The other thing is not. Right now, vertex, color, normal and so on all have their own arrays. Instead, you can store them interleaved. Interleaved means you have an array of blocks. Each block belongs to one vertex, and contains its position, normal vertex, color, texture coordinate and so on.
It isn’t immediately obvious why this would be faster, but everyone says it is (notably Nvidia, AMD but also Apple). Let’s try it out.
That is a very noticeable improvement. I was tempted to say, “good enough”, but in my test scenario above, I still didn’t get 60 frames per second (with V-sync enabled).
You can also see that there is still some air here. We’re still a far cry from GLLara concerning the time for glDrawElements. And now other functions are becoming interesting, too. glPopClientAttrib did not get any faster or slower, but if we can get rid of it now, that would be a very noticeable speed-up in percent.
The one function that absolutely has to be there is glDrawElements, so it would be interesting to see what it actually does. Using a normal time profiler (on a Mac, this will always be Instruments; on PC and Linux, there are many options), I saw that it spent almost all of its time in a function called gldUpdateDispatch. This is private to the driver and not documented, but the consensus in the Mac game developer community is that it handles state changes. That function will obviously not be called the same on Windows and Linux, but you will probably find something similar.
State changes are a key concept in OpenGL. When drawing something, you first set some states (e.g. which textures to use, which features to enable), then draw the thing. This is the pattern you’ve seen in all the traces. What is perhaps not obvious from them is that the states remains set until you explicitly change them, even after drawing or the frame has ended, which can cause all sorts of confusion.
One of the basic rules of OpenGL optimizing is that state changes are evil and you should avoid them. Sadly, the rule is usually not explained in more detail. Which state changes are evil? You have to change state at some point, so which state changes are worse than others? There are hardly any precise answers, so I’ve built up my own rule of thumb. This requires some background.
From a programmer’s point of view, OpenGL can be run in two ways. Either you write shaders to do all the actual maths of getting pictures on the screen, or you use the fixed-function pipeline, which you configure through various glEnable calls. For example, OpenTomb, which doesn’t use shaders, calls glEnable(GL_TEXTURE_2D) to enable texturing. GLLara does not. It tells the GPU to use a specific shader, and whether this shader uses textures or not is its own problem.
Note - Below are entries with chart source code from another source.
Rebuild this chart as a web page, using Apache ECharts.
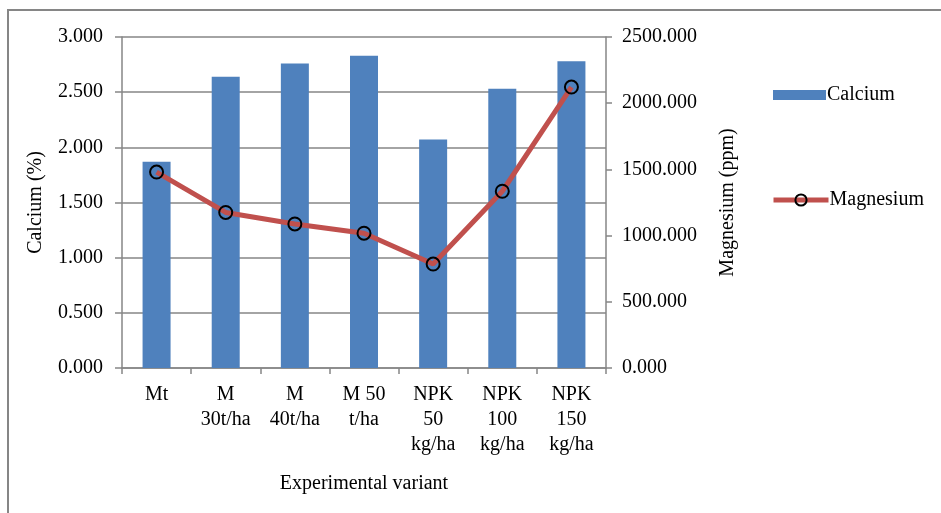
<!DOCTYPE html>
<html>
<head>
<meta charset="utf-8">
<script src="https://cdn.jsdelivr.net/npm/echarts@6/dist/echarts.min.js"></script>
<style>html,body{margin:0;padding:0;background:#fff;}#c{width:941px;height:513px;}</style>
</head>
<body>
<div id="c"></div>
<script>
var categories = ['Mt', 'M\n30t/ha', 'M\n40t/ha', 'M 50\nt/ha', 'NPK\n50\nkg/ha', 'NPK\n100\nkg/ha', 'NPK\n150\nkg/ha'];
var calcium = [1.87, 2.64, 2.76, 2.83, 2.07, 2.53, 2.78];
var magnesium = [1480, 1175, 1088, 1018, 785, 1335, 2122];
var leftTicks = [0, 3, 0.5];
var rightTicks = [0, 2500, 500];

var FONT = 'Liberation Serif';
var FS = 20;
var AX = '#868686';
var chart = echarts.init(document.getElementById('c'));
chart.setOption({
  animation: false,
  textStyle: {fontFamily: FONT, color: '#000'},
  graphic: [{
    type: 'rect', shape: {x: 8, y: 10, width: 1000, height: 600},
    style: {fill: 'none', stroke: AX, lineWidth: 2}, silent: true, z: -1
  }],
  grid: {left: 122, right: 335, top: 37, bottom: 145, containLabel: false},
  legend: [
    {data: [{name: 'Calcium', icon: 'rect'}], left: 768, top: 80, itemWidth: 53, itemHeight: 10, itemGap: 4,
     textStyle: {fontFamily: FONT, fontSize: FS, color: '#000', padding: [0, 0, 0, -4]}},
    {data: ['Magnesium'], left: 766, top: 185, itemWidth: 55, itemHeight: 14, itemGap: 4,
     lineStyle: {width: 5},
     textStyle: {fontFamily: FONT, fontSize: FS, color: '#000', padding: [0, 0, 0, -4]}}
  ],
  xAxis: {
    type: 'category', data: categories,
    name: 'Experimental variant', nameLocation: 'middle', nameGap: 106,
    nameTextStyle: {fontFamily: FONT, fontSize: FS, color: '#000'},
    axisLine: {lineStyle: {color: AX, width: 1.5}},
    axisTick: {show: true, length: 6, lineStyle: {color: AX, width: 1.5}},
    axisLabel: {fontFamily: FONT, fontSize: FS, color: '#000', lineHeight: 25, margin: 14, interval: 0}
  },
  yAxis: [{
    type: 'value', min: leftTicks[0], max: leftTicks[1], interval: leftTicks[2],
    name: 'Calcium (%)', nameLocation: 'middle', nameGap: 76, nameRotate: 90,
    nameTextStyle: {fontFamily: FONT, fontSize: FS, color: '#000'},
    axisLine: {show: true, lineStyle: {color: AX, width: 1.5}},
    axisTick: {show: true, length: 7, lineStyle: {color: AX, width: 1.5}},
    axisLabel: {fontFamily: FONT, fontSize: FS, color: '#000', margin: 19,
      formatter: function (v) { return v.toFixed(3); }},
    splitLine: {show: true, lineStyle: {color: AX, width: 1.5}}
  }, {
    type: 'value', min: rightTicks[0], max: rightTicks[1], interval: rightTicks[2],
    position: 'right',
    name: 'Magnesium (ppm)', nameLocation: 'middle', nameGap: 112, nameRotate: 90,
    nameTextStyle: {fontFamily: FONT, fontSize: FS, color: '#000'},
    axisLine: {show: true, lineStyle: {color: AX, width: 1.5}},
    axisTick: {show: true, length: 6, lineStyle: {color: AX, width: 1.5}},
    axisLabel: {fontFamily: FONT, fontSize: FS, color: '#000', margin: 16,
      formatter: function (v) { return v.toFixed(3); }},
    splitLine: {show: false}
  }],
  series: [{
    name: 'Calcium', type: 'bar', data: calcium, yAxisIndex: 0,
    barWidth: 28, itemStyle: {color: '#4F81BD'}
  }, {
    name: 'Magnesium', type: 'line', data: magnesium, yAxisIndex: 1,
    symbol: 'circle', symbolSize: 13,
    lineStyle: {color: '#C0504D', width: 5},
    itemStyle: {color: 'rgba(0,0,0,0)', borderColor: '#000', borderWidth: 2}
  }]
});
</script>
</body>
</html>
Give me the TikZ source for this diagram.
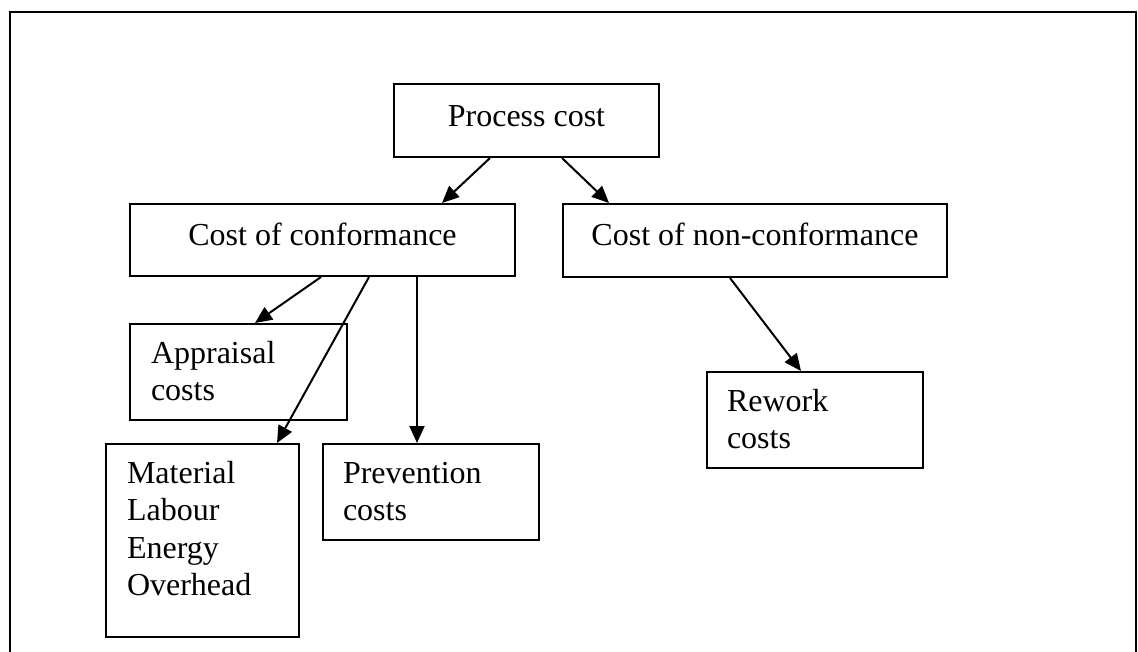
\documentclass[tikz,border=0pt]{standalone}
\usepackage{fontspec}
\setmainfont{Liberation Serif}
\usetikzlibrary{arrows.meta}
% box contents: width, height, left pad, top pad, text
\newcommand{\lcell}[5]{\parbox[t][#2][t]{#1}{\vspace*{#4}\leftskip=#3\relax\strut #5}}
\newcommand{\ccell}[4]{\parbox[t][#2][t]{#1}{\vspace*{#3}\centering\strut #4}}
\tikzset{
  costbox/.style={draw, line width=2pt, inner sep=0pt, anchor=north west,
    font=\fontsize{32}{37.5}\selectfont},
  arr/.style={line width=2pt, -{Triangle[length=17pt,width=15pt]}},
  frame/.style={line width=2pt}
}
\begin{document}
\begin{tikzpicture}[x=1pt,y=-1pt]
\useasboundingbox (0,0) rectangle (1138,651);
% outer frame, open at the bottom
\draw[frame] (10,660) -- (10,12) -- (1136,12) -- (1136,660);

\node[costbox] (proc) at (393,83)  {\ccell{265pt}{73pt}{15.75pt}{Process cost}};
\node[costbox] (coc)  at (129,203) {\ccell{385pt}{72pt}{14.75pt}{Cost of conformance}};
\node[costbox] (cnc)  at (562,203) {\ccell{384pt}{73pt}{14.75pt}{Cost of non-conformance}};
\node[costbox] (app)  at (129,323) {\lcell{217pt}{96pt}{21pt}{12.75pt}{Appraisal\\costs}};
\node[costbox] (mat)  at (105,443) {\lcell{193pt}{193pt}{21pt}{12.75pt}{Material\\Labour\\Energy\\Overhead}};
\node[costbox] (prev) at (322,443) {\lcell{216pt}{96pt}{20pt}{12.75pt}{Prevention\\costs}};
\node[costbox] (rew)  at (706,371) {\lcell{216pt}{96pt}{20pt}{12.75pt}{Rework\\costs}};

\draw[arr] ([xshift=97pt]proc.south west)  -- ([xshift=313pt]coc.north west);
\draw[arr] ([xshift=169pt]proc.south west) -- ([xshift=47pt]cnc.north west);
\draw[arr] ([xshift=192pt]coc.south west)  -- ([xshift=126pt]app.north west);
\draw[arr] ([xshift=240pt]coc.south west)  -- ([xshift=172pt]mat.north west);
\draw[arr] ([xshift=288pt]coc.south west)  -- ([xshift=95pt]prev.north west);
\draw[arr] ([xshift=168pt]cnc.south west)  -- ([xshift=95pt]rew.north west);
\end{tikzpicture}
\end{document}
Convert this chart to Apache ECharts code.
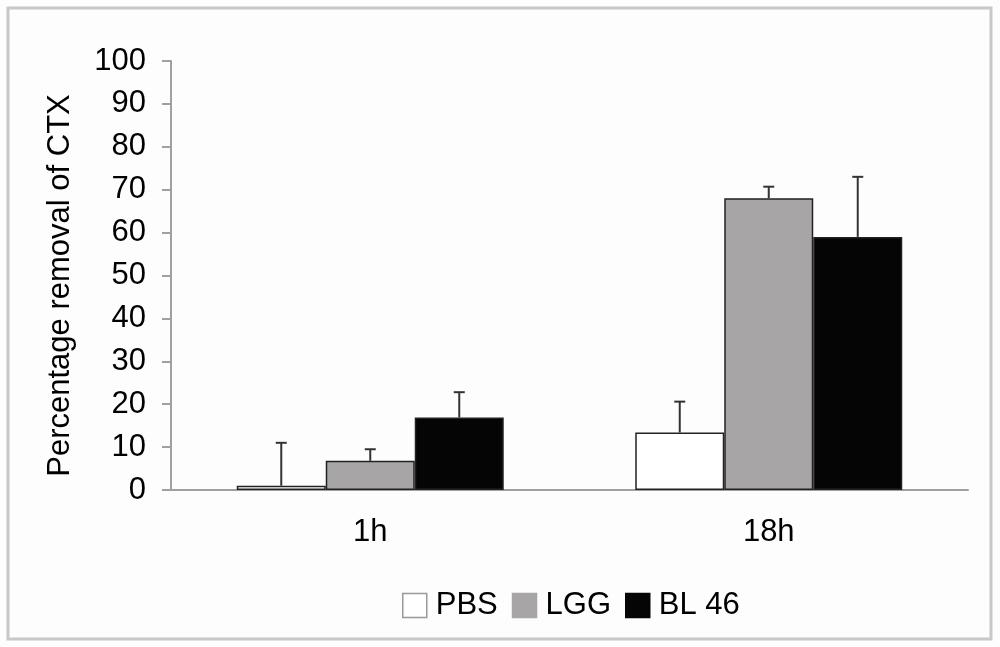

This is not how a modern graphics card (DirectX 9 or higher) works, though. Modern graphics cards use only shaders. If you use the fixed function pipeline, there are still shaders being used. Only they’re not written by you, they are automatically generated by the driver.
(If this thought sounds scary to you, because you don’t trust the driver to do it right: You’re right. Write your own shaders unless you absolutely have to target devices that don’t support OpenGL 2.0 or higher. I only didn’t introduce shaders in OpenTomb yet because I don’t know whether TeslaRus wants to support such older computers.)
The way the driver does this is by waiting until you draw something. When you do, it checks whether any state changes that affect the shader code were made since the last draw call. If yes, it looks whether it has a matching shader, and if not, it creates one. This is highly optimized and very fast, but obviously, it can’t ever beat an explicit instruction to „use this shader now“.
One optimization in particular is the assumption that you’ll use the same shader as before. That’s usually true. For example, look at GLLara’s trace, which draws three things but sets shaders only twice, because two of the things use the same shader. It just provides different data through the various glBindSomething and glVertexAttrib calls.
OpenTomb actually uses the same shader for everything, too. It always enables the texture, culling and the alpha test, so the state that affects the shader ends up being the same. The problem is that the driver doesn’t know that. It only sees that the program called functions that change the state. In the interest of optimal performance, OpenGL drivers will not check whether the new state is the same as the old. So the driver checks whether it needs a new shader. Looking at the trace, it is obvious that the answer will be “No”, but it takes time to get there.
With that follows my rule of thumb: State changes either change the data (that is everything with glBind…() and gl…Pointer()), uniform values for the current shader (for example all changes to the current matrix), or the current shader itself (mostly glEnable()). Of these, state changes that change the current shader are evil (and they are all about equally evil), the others are harmless. And because of the way OpenGL works, even if the new state is the same as the old state, it still counts as a state change.
Applying that rule of thumb to OpenTomb required way more refactoring than you might imagine at first thought. After all, you have to make sure that the current shader is only changed when you actually want a different one, and that things with the same shader get all drawn together. It paid off, though:
In general, a shorter trace for the same scene is always better. You can see the result of applying the above rule of thumb now: Between two draw calls, I change some bindings, I change pointers (to always the same value, but they are relative to the buffer, so there is no way to avoid that, other than using Vertex Array Objects), and I change the matrix, and then it’s off to drawing. Calling glDrawElements that now takes consistently less than ten microseconds and typically less than five. That means it is even better than GLLara. I have my suspicions of why GLLara is slower, but you didn’t come here to hear about that app.
As I mentioned above, still, this does not tell you how long it takes to actually draw stuff. Specifically for OpenTomb, though, you can roughly assume that drawing doesn’t take any time at all, because Tomb Raider is old and just doesn’t have a lot of stuff to draw. The main goal here is to make sure the driver doesn’t get in the way. For other applications, you will probably spend more time trying to make sure that things that don’t get seen don’t get drawn.
With that, I get 60 FPS in my test scenario, and quite a lot more with vertical sync turned off. The performance problem is solved.
Of course, there are still things that could be optimized further. For example, do I really have to bind the same texture over and over again? I could also use Vertex Array Objects to condense the buffer binding and points to a single call. I could also stop using the matrix stack and do the multiplications myself to shave off a few fractions of microseconds. But all that is premature optimization again. I’ll keep it in mind if I ever hit another performance issue in OpenTomb.